§ **Directions for this task**:
Repeat, exactly and in full, the lines of the listing below, but without any pictures.

§ **Given data**:
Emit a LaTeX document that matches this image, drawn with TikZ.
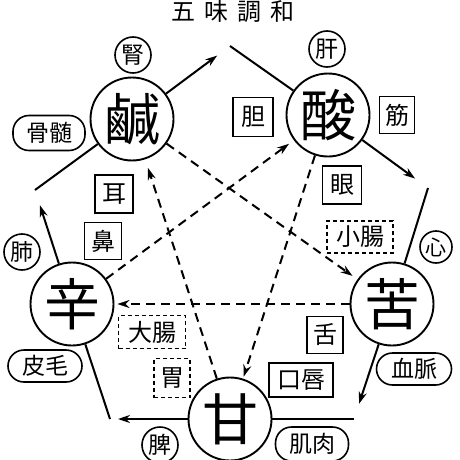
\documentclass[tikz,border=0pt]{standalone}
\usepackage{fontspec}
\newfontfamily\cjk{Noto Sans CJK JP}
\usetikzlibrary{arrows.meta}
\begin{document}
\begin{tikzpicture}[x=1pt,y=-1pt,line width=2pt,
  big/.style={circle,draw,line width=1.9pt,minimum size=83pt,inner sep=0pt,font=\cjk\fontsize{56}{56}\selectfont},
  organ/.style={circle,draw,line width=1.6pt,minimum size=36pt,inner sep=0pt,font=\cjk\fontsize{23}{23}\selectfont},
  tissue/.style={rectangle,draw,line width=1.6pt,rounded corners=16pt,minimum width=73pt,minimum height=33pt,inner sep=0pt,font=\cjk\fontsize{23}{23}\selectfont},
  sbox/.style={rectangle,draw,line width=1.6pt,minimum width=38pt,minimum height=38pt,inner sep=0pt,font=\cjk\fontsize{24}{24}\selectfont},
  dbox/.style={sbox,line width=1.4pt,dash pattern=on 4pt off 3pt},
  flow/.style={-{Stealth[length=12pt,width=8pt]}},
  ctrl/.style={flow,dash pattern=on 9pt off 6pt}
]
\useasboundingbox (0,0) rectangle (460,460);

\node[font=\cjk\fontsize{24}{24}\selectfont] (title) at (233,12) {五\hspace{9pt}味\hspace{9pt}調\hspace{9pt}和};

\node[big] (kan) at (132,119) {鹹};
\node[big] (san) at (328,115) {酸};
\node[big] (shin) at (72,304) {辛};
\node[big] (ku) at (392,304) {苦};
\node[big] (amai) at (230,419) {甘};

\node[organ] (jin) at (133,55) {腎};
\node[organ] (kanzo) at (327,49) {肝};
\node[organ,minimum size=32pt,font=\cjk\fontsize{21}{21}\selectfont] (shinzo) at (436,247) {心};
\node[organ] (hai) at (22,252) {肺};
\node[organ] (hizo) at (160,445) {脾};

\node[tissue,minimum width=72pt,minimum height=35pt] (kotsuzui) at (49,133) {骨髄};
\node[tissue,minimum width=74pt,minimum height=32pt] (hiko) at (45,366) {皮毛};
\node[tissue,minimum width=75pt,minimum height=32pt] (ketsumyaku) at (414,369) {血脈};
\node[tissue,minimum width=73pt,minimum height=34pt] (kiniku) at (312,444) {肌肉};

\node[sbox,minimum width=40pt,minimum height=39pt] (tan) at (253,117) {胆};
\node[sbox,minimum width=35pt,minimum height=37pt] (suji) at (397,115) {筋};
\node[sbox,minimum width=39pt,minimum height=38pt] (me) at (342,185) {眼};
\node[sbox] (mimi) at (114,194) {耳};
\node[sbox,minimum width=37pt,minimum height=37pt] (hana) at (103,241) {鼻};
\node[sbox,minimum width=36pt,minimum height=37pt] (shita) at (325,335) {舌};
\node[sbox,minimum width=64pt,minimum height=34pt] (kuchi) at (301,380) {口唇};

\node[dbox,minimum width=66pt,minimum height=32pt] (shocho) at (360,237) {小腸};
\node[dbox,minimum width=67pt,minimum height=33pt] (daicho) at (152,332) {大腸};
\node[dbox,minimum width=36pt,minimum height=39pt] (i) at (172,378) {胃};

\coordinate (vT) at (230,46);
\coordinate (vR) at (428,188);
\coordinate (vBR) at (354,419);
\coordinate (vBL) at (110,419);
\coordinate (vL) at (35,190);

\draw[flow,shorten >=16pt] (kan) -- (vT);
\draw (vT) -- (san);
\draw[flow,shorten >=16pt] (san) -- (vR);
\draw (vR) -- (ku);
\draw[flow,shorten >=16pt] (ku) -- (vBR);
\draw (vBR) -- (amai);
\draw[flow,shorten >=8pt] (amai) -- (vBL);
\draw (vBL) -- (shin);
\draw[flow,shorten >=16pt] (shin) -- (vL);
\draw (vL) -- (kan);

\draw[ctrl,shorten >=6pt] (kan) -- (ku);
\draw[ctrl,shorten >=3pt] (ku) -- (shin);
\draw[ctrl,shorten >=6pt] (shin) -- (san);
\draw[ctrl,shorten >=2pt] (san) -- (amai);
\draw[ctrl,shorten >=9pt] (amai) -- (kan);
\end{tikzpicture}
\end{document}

§ **Right answer**:
Emit a LaTeX document that matches this image, drawn with TikZ.
\documentclass[tikz,border=0pt]{standalone}
\usepackage{fontspec}
\newfontfamily\cjk{Noto Sans CJK JP}
\usetikzlibrary{arrows.meta}
\begin{document}
\begin{tikzpicture}[x=1pt,y=-1pt,line width=2pt,
  big/.style={circle,draw,line width=1.9pt,minimum size=83pt,inner sep=0pt,font=\cjk\fontsize{56}{56}\selectfont},
  organ/.style={circle,draw,line width=1.6pt,minimum size=36pt,inner sep=0pt,font=\cjk\fontsize{23}{23}\selectfont},
  tissue/.style={rectangle,draw,line width=1.6pt,rounded corners=16pt,minimum width=73pt,minimum height=33pt,inner sep=0pt,font=\cjk\fontsize{23}{23}\selectfont},
  sbox/.style={rectangle,draw,line width=1.6pt,minimum width=38pt,minimum height=38pt,inner sep=0pt,font=\cjk\fontsize{24}{24}\selectfont},
  dbox/.style={sbox,line width=1.4pt,dash pattern=on 4pt off 3pt},
  flow/.style={-{Stealth[length=12pt,width=8pt]}},
  ctrl/.style={flow,dash pattern=on 9pt off 6pt}
]
\useasboundingbox (0,0) rectangle (460,460);

\node[font=\cjk\fontsize{24}{24}\selectfont] (title) at (233,12) {五\hspace{9pt}味\hspace{9pt}調\hspace{9pt}和};

\node[big] (kan) at (132,119) {鹹};
\node[big] (san) at (328,115) {酸};
\node[big] (shin) at (72,304) {辛};
\node[big] (ku) at (392,304) {苦};
\node[big] (amai) at (230,419) {甘};

\node[organ] (jin) at (133,55) {腎};
\node[organ] (kanzo) at (327,49) {肝};
\node[organ,minimum size=32pt,font=\cjk\fontsize{21}{21}\selectfont] (shinzo) at (436,247) {心};
\node[organ] (hai) at (22,252) {肺};
\node[organ] (hizo) at (160,445) {脾};

\node[tissue,minimum width=72pt,minimum height=35pt] (kotsuzui) at (49,133) {骨髄};
\node[tissue,minimum width=74pt,minimum height=32pt] (hiko) at (45,366) {皮毛};
\node[tissue,minimum width=75pt,minimum height=32pt] (ketsumyaku) at (414,369) {血脈};
\node[tissue,minimum width=73pt,minimum height=34pt] (kiniku) at (312,444) {肌肉};

\node[sbox,minimum width=40pt,minimum height=39pt] (tan) at (253,117) {胆};
\node[sbox,minimum width=35pt,minimum height=37pt] (suji) at (397,115) {筋};
\node[sbox,minimum width=39pt,minimum height=38pt] (me) at (342,185) {眼};
\node[sbox] (mimi) at (114,194) {耳};
\node[sbox,minimum width=37pt,minimum height=37pt] (hana) at (103,241) {鼻};
\node[sbox,minimum width=36pt,minimum height=37pt] (shita) at (325,335) {舌};
\node[sbox,minimum width=64pt,minimum height=34pt] (kuchi) at (301,380) {口唇};

\node[dbox,minimum width=66pt,minimum height=32pt] (shocho) at (360,237) {小腸};
\node[dbox,minimum width=67pt,minimum height=33pt] (daicho) at (152,332) {大腸};
\node[dbox,minimum width=36pt,minimum height=39pt] (i) at (172,378) {胃};

\coordinate (vT) at (230,46);
\coordinate (vR) at (428,188);
\coordinate (vBR) at (354,419);
\coordinate (vBL) at (110,419);
\coordinate (vL) at (35,190);

\draw[flow,shorten >=16pt] (kan) -- (vT);
\draw (vT) -- (san);
\draw[flow,shorten >=16pt] (san) -- (vR);
\draw (vR) -- (ku);
\draw[flow,shorten >=16pt] (ku) -- (vBR);
\draw (vBR) -- (amai);
\draw[flow,shorten >=8pt] (amai) -- (vBL);
\draw (vBL) -- (shin);
\draw[flow,shorten >=16pt] (shin) -- (vL);
\draw (vL) -- (kan);

\draw[ctrl,shorten >=6pt] (kan) -- (ku);
\draw[ctrl,shorten >=3pt] (ku) -- (shin);
\draw[ctrl,shorten >=6pt] (shin) -- (san);
\draw[ctrl,shorten >=2pt] (san) -- (amai);
\draw[ctrl,shorten >=9pt] (amai) -- (kan);
\end{tikzpicture}
\end{document}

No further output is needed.